# Start of Material for the task
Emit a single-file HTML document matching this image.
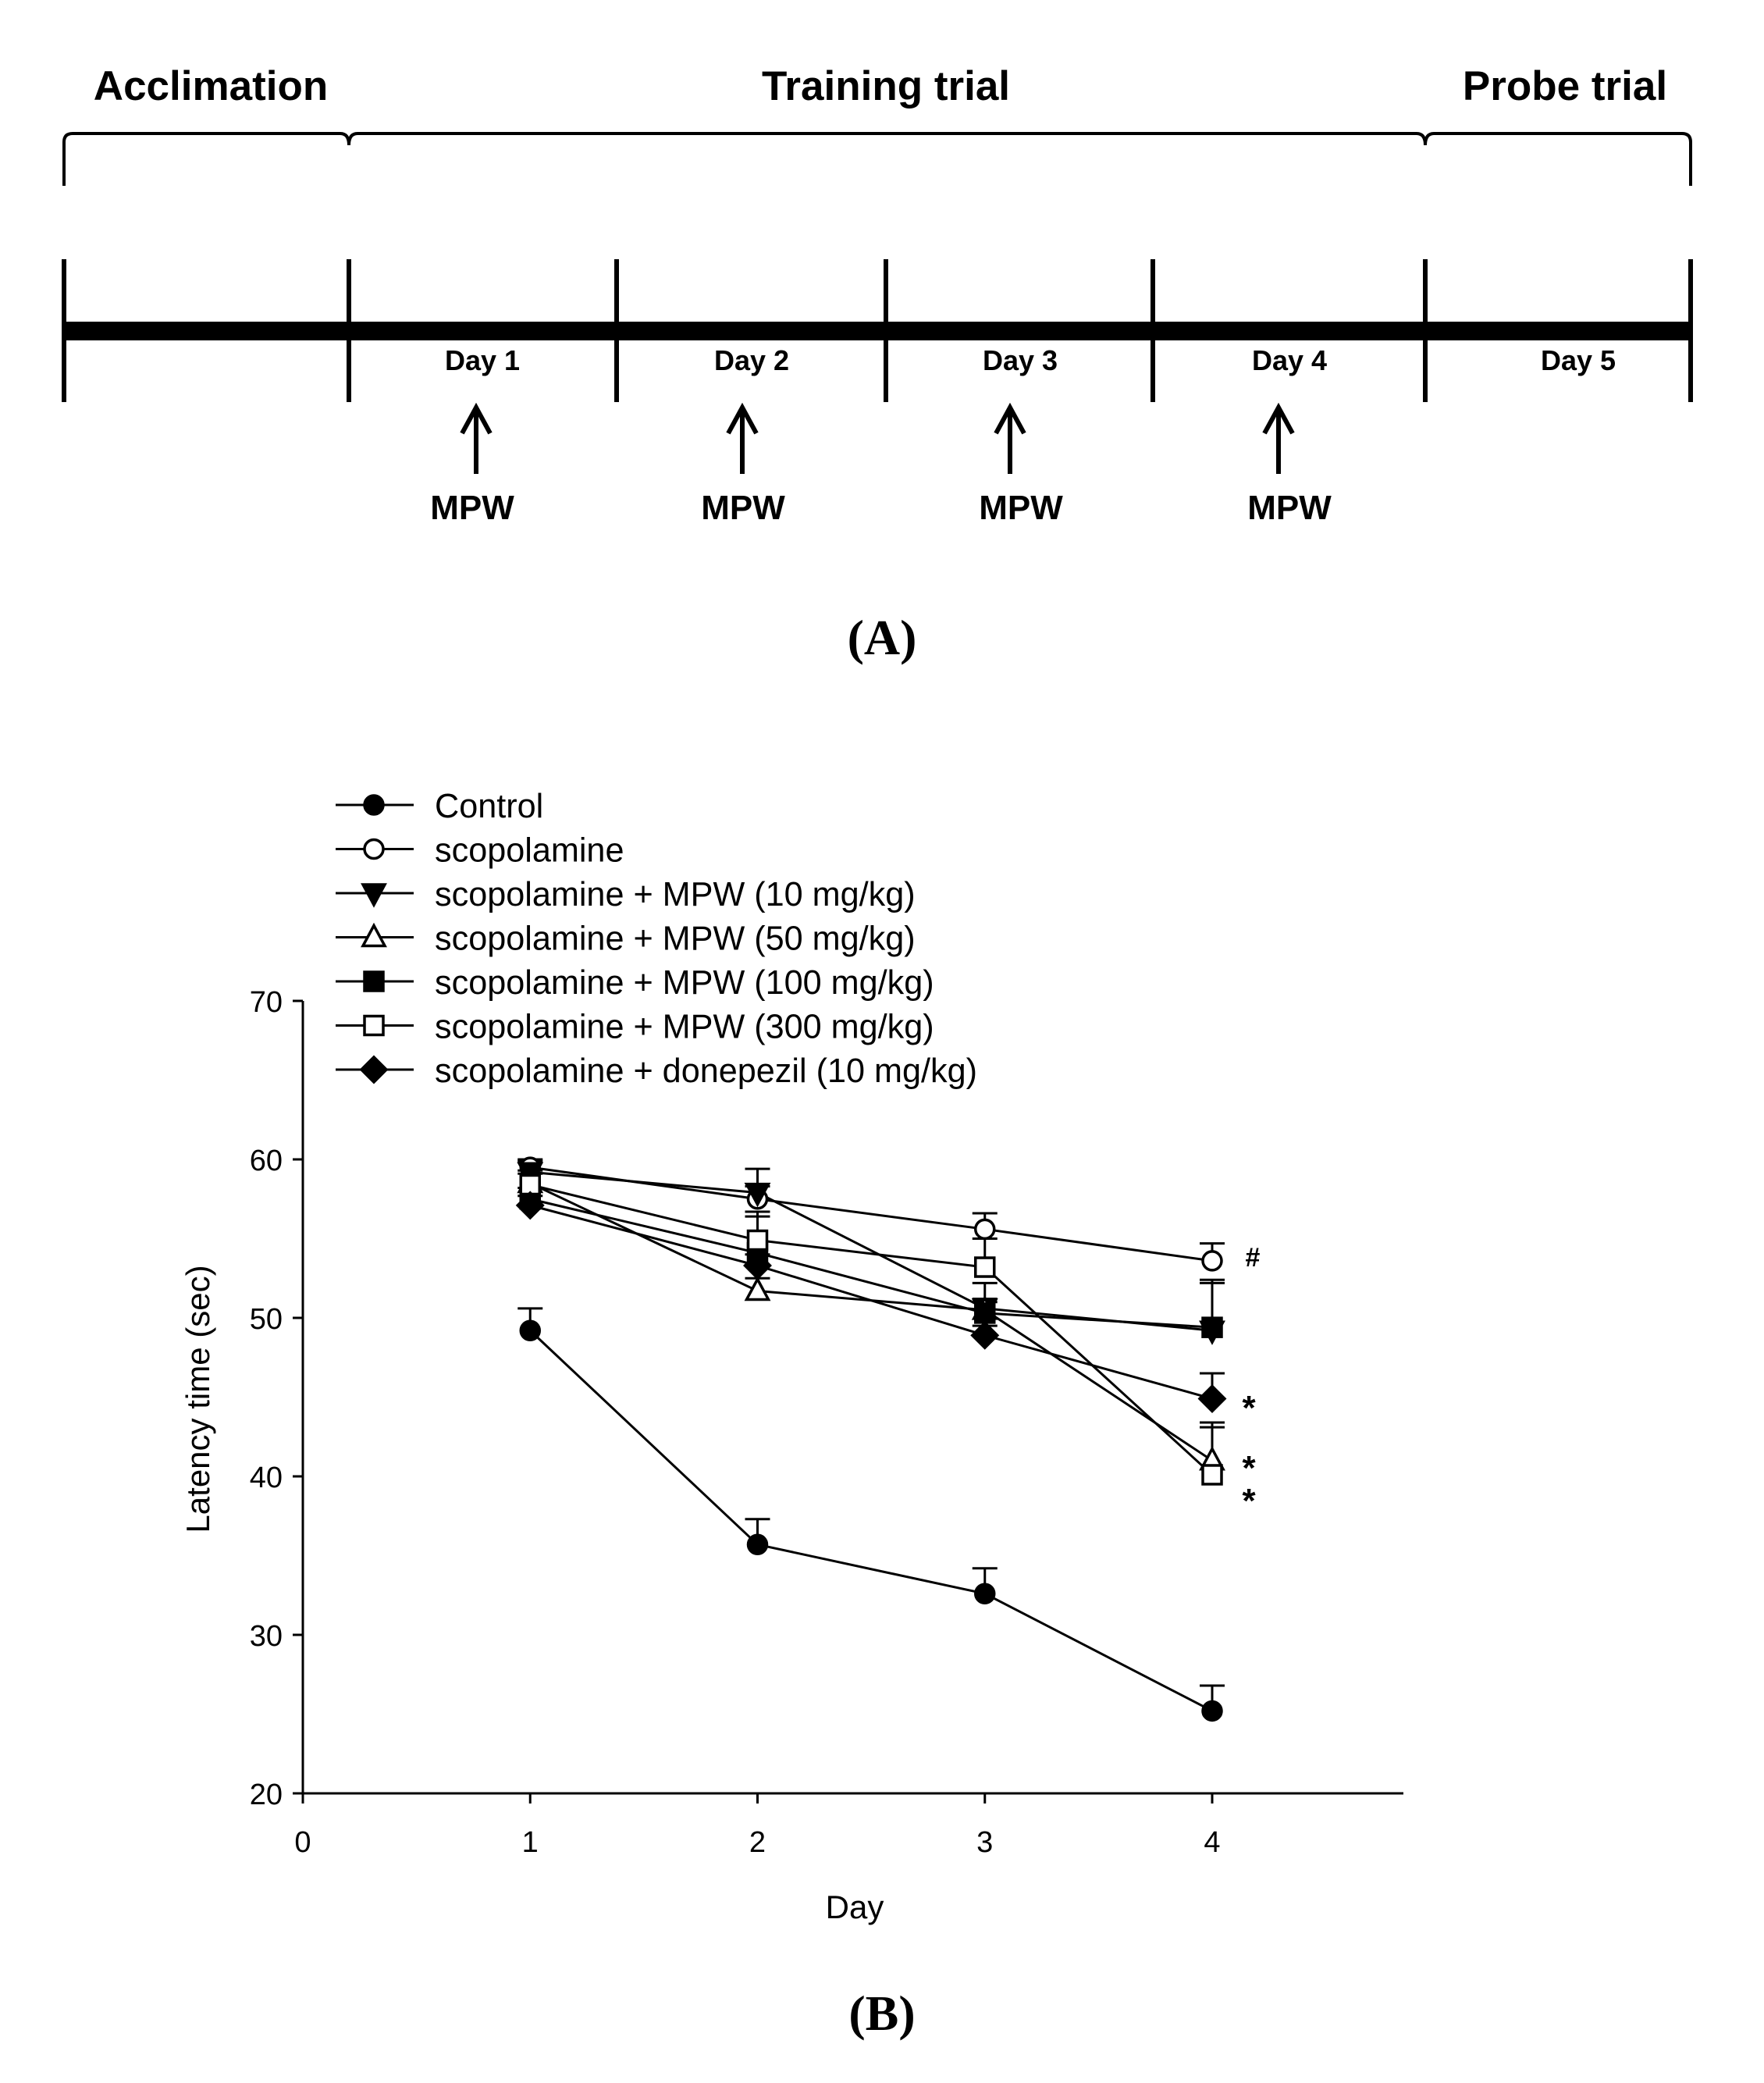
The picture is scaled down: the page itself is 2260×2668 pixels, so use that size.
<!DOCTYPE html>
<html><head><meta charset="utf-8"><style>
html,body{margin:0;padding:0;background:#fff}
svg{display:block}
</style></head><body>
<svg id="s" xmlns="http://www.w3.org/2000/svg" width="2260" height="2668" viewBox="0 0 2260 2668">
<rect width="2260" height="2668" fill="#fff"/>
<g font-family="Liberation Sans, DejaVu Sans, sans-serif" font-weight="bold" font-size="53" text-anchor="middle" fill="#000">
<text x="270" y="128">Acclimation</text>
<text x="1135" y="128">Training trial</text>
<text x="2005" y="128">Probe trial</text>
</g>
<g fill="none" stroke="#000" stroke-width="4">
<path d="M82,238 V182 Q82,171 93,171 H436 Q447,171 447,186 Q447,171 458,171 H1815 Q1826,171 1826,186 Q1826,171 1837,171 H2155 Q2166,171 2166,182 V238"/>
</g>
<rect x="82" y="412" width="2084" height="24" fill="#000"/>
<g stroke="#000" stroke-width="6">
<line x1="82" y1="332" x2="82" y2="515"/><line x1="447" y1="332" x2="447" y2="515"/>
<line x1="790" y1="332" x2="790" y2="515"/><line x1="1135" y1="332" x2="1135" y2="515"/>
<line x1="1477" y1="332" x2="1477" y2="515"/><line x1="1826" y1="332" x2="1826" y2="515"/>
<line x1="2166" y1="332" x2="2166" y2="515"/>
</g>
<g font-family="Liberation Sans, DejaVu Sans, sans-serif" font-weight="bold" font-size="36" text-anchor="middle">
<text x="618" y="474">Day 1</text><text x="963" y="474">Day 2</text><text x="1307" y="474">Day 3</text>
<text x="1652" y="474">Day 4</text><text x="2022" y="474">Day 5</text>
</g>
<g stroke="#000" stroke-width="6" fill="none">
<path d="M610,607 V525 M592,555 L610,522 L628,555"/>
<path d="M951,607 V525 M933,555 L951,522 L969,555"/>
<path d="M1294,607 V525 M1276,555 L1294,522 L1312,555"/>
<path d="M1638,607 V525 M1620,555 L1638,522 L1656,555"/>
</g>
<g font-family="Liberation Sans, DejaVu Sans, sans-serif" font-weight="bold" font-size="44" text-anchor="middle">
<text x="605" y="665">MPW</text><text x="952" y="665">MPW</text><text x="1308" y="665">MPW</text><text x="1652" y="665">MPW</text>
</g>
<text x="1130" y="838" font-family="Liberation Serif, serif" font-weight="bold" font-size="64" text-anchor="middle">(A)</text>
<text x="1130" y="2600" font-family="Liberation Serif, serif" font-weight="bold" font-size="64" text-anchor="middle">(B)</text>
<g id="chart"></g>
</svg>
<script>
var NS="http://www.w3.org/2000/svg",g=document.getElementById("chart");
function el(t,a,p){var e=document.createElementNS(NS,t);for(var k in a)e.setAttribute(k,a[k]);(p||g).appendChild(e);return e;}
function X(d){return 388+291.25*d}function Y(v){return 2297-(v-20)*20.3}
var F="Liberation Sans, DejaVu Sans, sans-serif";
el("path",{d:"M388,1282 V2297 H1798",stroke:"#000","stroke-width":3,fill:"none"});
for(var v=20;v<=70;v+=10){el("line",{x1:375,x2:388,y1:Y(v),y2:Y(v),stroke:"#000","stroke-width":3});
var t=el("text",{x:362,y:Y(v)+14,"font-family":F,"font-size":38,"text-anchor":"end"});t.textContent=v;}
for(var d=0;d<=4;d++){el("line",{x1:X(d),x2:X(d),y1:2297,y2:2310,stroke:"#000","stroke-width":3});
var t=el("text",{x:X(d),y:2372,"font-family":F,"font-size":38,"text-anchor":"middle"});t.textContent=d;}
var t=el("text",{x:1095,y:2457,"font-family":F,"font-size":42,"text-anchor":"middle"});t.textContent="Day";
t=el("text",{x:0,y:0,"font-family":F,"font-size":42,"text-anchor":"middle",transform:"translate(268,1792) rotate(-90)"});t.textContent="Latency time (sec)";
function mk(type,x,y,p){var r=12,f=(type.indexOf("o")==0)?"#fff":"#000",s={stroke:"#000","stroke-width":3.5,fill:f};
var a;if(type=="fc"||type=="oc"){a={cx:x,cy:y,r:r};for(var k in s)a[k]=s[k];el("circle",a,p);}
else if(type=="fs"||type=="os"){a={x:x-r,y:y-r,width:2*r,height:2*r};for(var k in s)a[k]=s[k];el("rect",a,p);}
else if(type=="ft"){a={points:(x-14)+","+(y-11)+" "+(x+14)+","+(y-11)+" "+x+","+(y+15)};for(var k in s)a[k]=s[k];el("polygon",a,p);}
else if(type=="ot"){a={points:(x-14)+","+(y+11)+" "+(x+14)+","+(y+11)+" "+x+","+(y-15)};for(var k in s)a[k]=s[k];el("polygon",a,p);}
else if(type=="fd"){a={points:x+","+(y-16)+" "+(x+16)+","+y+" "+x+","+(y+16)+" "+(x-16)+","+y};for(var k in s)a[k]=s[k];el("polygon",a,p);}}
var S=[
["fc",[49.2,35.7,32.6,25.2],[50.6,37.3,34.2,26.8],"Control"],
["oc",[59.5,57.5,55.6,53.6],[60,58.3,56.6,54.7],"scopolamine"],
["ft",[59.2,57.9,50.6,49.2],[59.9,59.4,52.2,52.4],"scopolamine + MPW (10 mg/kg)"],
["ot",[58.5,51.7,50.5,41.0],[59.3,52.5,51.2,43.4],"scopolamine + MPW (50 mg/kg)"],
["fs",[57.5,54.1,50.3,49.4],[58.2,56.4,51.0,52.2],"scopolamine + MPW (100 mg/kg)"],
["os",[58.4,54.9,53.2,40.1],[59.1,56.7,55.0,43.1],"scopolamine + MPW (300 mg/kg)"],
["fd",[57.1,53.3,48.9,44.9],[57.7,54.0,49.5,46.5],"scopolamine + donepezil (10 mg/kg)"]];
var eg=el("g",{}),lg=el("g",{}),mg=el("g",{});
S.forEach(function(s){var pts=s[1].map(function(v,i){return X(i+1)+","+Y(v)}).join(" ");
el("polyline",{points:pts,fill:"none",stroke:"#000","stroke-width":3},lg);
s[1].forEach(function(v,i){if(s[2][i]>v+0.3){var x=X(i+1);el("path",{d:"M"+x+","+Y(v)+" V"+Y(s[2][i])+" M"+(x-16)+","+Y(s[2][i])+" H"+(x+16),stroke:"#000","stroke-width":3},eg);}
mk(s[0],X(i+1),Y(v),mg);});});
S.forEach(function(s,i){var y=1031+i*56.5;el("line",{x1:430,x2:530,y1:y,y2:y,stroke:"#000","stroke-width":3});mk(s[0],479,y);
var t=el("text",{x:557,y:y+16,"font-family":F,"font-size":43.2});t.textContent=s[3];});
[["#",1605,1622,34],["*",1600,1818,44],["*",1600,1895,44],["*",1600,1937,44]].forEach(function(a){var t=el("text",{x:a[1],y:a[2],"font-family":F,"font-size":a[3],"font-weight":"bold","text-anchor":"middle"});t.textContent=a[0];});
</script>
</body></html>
# End of Material for the task
# Start of Material for the task
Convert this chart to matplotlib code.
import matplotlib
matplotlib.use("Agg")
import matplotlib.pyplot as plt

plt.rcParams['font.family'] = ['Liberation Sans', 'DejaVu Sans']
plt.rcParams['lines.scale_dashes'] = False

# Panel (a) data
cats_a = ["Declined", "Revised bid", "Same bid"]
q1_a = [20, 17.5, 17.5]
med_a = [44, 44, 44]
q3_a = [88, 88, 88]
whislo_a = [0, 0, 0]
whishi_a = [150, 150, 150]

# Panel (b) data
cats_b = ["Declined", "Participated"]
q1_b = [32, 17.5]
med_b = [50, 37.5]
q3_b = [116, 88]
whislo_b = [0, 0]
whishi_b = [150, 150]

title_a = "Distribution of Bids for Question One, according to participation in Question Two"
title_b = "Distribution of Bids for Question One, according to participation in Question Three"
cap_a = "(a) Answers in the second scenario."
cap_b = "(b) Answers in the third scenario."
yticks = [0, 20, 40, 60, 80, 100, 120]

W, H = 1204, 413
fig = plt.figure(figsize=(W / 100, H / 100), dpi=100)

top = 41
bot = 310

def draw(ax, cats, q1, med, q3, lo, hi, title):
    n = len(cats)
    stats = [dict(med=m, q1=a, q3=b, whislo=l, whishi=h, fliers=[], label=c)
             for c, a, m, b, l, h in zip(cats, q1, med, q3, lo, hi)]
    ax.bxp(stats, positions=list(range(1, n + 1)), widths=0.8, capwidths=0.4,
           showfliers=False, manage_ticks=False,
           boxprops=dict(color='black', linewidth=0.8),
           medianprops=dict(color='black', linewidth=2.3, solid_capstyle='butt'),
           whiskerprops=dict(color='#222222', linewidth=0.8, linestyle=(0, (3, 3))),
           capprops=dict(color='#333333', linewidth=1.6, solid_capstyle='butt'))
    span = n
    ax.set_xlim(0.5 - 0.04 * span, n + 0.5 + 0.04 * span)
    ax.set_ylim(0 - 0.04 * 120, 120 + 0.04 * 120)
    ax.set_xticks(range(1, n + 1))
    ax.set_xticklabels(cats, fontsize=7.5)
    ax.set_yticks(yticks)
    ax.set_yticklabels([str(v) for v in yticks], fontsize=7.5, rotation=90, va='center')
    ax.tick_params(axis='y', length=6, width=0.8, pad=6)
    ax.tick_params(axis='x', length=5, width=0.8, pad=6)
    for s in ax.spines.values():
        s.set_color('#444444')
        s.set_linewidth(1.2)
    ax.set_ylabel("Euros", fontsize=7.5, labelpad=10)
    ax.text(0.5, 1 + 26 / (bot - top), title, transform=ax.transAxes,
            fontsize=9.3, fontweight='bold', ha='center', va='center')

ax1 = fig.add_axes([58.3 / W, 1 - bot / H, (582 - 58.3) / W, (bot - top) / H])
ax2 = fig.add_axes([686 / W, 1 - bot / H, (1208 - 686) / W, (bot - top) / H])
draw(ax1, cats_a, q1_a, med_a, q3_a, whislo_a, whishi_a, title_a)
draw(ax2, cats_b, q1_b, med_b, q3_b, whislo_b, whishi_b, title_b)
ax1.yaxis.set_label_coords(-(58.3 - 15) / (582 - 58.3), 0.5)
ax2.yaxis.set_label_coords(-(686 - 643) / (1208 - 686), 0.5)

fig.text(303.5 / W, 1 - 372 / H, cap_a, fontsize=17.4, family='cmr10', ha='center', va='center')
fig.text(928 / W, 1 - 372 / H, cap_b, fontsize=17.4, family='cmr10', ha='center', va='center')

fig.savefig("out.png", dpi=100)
# End of Material for the task
What is expected: Find and copy each line above that includes the string "chart".

Response to the exercise:
<g id="chart"></g>
var NS="http://www.w3.org/2000/svg",g=document.getElementById("chart");
Convert this chart to matplotlib code.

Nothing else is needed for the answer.